After Mrs. Hurt was not able to drive them, I had the honor to drive one or both of them to AHS class reunions and school events. More than once, we remembered the time he gave me an excused absence to stay home and watch the last game of the 1957 World Series between the New York Yankees and the Brooklyn Dodgers.

Special music was provided by the two AHS graduates known by Mr. Hurt as the Trimble sisters, Jean Wagner and Judy Holste, who sang Amazing Grace. Pastor Collyer read Mr. Hurt’s favorite scripture, Romans 8 verses 28-39 and Psalm 90 verses 1-6 and 12.

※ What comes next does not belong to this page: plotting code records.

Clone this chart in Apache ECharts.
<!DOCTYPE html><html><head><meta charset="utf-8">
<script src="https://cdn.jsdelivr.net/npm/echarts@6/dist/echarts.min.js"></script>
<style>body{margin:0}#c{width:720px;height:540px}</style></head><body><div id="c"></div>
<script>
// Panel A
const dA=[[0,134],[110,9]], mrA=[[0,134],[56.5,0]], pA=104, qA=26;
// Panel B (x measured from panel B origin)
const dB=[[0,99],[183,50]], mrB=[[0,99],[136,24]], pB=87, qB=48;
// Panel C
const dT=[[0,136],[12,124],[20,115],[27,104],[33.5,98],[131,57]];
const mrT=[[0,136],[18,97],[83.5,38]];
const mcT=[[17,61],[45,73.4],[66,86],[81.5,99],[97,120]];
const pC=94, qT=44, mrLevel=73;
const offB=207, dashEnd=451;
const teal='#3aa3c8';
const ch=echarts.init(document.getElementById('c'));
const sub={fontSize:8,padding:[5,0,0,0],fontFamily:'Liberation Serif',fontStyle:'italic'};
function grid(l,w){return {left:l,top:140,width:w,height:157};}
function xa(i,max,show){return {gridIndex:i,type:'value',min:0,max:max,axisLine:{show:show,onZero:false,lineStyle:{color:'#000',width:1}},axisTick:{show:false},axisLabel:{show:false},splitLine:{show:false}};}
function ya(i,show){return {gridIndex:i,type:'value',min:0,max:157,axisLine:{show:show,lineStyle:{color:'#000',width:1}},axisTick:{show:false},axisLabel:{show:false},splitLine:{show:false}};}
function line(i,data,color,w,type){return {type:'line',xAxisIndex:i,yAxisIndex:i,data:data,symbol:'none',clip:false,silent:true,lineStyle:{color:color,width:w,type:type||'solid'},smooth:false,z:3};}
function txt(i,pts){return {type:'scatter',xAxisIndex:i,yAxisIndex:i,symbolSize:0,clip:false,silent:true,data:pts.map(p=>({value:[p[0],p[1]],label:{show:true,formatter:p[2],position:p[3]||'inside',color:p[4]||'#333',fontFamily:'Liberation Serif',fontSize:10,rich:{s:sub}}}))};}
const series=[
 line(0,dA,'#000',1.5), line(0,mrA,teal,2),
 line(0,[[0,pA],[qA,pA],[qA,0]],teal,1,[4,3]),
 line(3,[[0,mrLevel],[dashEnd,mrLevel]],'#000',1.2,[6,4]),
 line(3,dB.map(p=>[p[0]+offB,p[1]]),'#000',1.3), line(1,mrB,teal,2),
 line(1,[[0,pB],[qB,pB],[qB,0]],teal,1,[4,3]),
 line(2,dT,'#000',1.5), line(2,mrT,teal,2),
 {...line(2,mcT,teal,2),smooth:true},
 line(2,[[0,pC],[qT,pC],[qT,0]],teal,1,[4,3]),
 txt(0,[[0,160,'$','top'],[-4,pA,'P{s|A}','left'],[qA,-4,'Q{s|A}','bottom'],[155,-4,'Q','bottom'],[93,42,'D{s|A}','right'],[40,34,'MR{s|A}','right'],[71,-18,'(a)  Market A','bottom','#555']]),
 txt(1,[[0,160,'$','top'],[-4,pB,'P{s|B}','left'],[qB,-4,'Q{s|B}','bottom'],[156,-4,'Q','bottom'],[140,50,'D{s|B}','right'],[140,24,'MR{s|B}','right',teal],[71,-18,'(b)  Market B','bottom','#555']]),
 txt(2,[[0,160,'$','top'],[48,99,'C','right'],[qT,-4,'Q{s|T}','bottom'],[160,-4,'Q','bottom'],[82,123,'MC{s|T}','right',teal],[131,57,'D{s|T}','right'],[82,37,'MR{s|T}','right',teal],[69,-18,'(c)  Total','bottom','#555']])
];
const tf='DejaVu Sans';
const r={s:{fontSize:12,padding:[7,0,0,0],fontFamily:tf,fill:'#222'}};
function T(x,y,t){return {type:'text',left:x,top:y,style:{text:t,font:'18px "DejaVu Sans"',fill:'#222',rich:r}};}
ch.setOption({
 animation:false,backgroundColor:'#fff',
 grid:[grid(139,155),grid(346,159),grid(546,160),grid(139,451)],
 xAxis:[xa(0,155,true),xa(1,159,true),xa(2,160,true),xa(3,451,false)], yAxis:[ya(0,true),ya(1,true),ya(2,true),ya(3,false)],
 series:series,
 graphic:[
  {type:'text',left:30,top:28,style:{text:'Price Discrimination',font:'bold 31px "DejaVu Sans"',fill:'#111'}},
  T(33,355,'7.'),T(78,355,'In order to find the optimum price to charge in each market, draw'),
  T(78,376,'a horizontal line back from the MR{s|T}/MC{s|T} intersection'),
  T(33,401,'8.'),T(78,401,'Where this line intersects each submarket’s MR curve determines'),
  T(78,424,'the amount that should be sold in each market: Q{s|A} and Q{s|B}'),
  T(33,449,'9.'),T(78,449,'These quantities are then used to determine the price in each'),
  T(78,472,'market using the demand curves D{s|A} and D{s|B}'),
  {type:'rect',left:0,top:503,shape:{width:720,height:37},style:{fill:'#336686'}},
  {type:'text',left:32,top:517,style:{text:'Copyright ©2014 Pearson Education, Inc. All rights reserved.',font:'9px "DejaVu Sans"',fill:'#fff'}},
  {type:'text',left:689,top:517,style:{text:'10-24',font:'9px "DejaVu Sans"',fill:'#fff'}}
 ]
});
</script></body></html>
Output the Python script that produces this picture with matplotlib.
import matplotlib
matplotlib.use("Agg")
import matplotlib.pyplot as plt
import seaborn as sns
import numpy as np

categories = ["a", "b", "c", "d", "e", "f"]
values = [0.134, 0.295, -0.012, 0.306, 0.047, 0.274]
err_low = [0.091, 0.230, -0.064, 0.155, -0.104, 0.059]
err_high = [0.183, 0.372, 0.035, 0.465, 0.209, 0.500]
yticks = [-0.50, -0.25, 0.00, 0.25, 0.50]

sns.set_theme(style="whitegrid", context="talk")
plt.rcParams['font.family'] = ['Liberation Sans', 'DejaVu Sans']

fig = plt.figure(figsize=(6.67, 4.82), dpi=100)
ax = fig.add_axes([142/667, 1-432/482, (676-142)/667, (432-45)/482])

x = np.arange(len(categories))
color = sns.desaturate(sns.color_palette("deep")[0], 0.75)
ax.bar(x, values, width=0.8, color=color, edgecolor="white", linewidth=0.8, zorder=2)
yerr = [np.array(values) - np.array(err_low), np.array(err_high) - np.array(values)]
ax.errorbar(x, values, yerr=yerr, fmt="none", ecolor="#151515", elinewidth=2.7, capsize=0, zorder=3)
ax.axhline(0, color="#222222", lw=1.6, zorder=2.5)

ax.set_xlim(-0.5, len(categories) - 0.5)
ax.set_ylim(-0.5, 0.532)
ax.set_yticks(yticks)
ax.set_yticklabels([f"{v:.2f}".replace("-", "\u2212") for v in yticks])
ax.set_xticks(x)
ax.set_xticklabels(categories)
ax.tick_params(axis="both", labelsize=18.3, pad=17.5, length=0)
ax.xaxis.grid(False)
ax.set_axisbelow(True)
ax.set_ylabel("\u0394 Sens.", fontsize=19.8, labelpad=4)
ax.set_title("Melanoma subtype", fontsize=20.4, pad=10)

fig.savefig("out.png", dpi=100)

Pastor Collyer told how Mr. Hurt had said he was trying to get to 100 years old and he noted how close he came. He lived 99.83 years or 36,448 days. He said, "Ben made the quality of living better for others. He was God's partner to bring good to other”. He read the 23rd Psalm and we closed with one of Mr. Hurt’s favorite hymns, “In the Garden”, followed by a final prayer.

The procession took Mr. Hurt for his last trip through Crozet to Rockgate Cemetery for interment beside his wife Maria. It was an honor to be a pallbearer for my dear friend and a man I deeply loved and respected. If you would like to visit the grave site, turn into Rockgate Cemetery, keep straight until at the back you can bear to the left. Continue a short distance to just before reaching the bottom of the hill. Mr. and Mrs. Hurt’s grave will be a short distance from the road on your left.

We then returned to Crozet Baptist Church where a feast was waiting. There were quite a few AHS graduates in attendance. That is very impressive when you consider that we were teenagers sharing a few minutes a day with this man unique individual more than 50 years ago.

Personal Note - Since last Sunday when I received the message of Mr. Hurt’s passing from J.B., I have been thinking a lot about him. Mr. Hurt. I have many wonderful memories of my days with Mr. Hurt and I know hundreds if not thousands of other AHS graduates do as well. Sitting here writing, it seems that my words are not good enough. It is my personal hope my admiration, love, and pride at having known Mr. Hurt come through.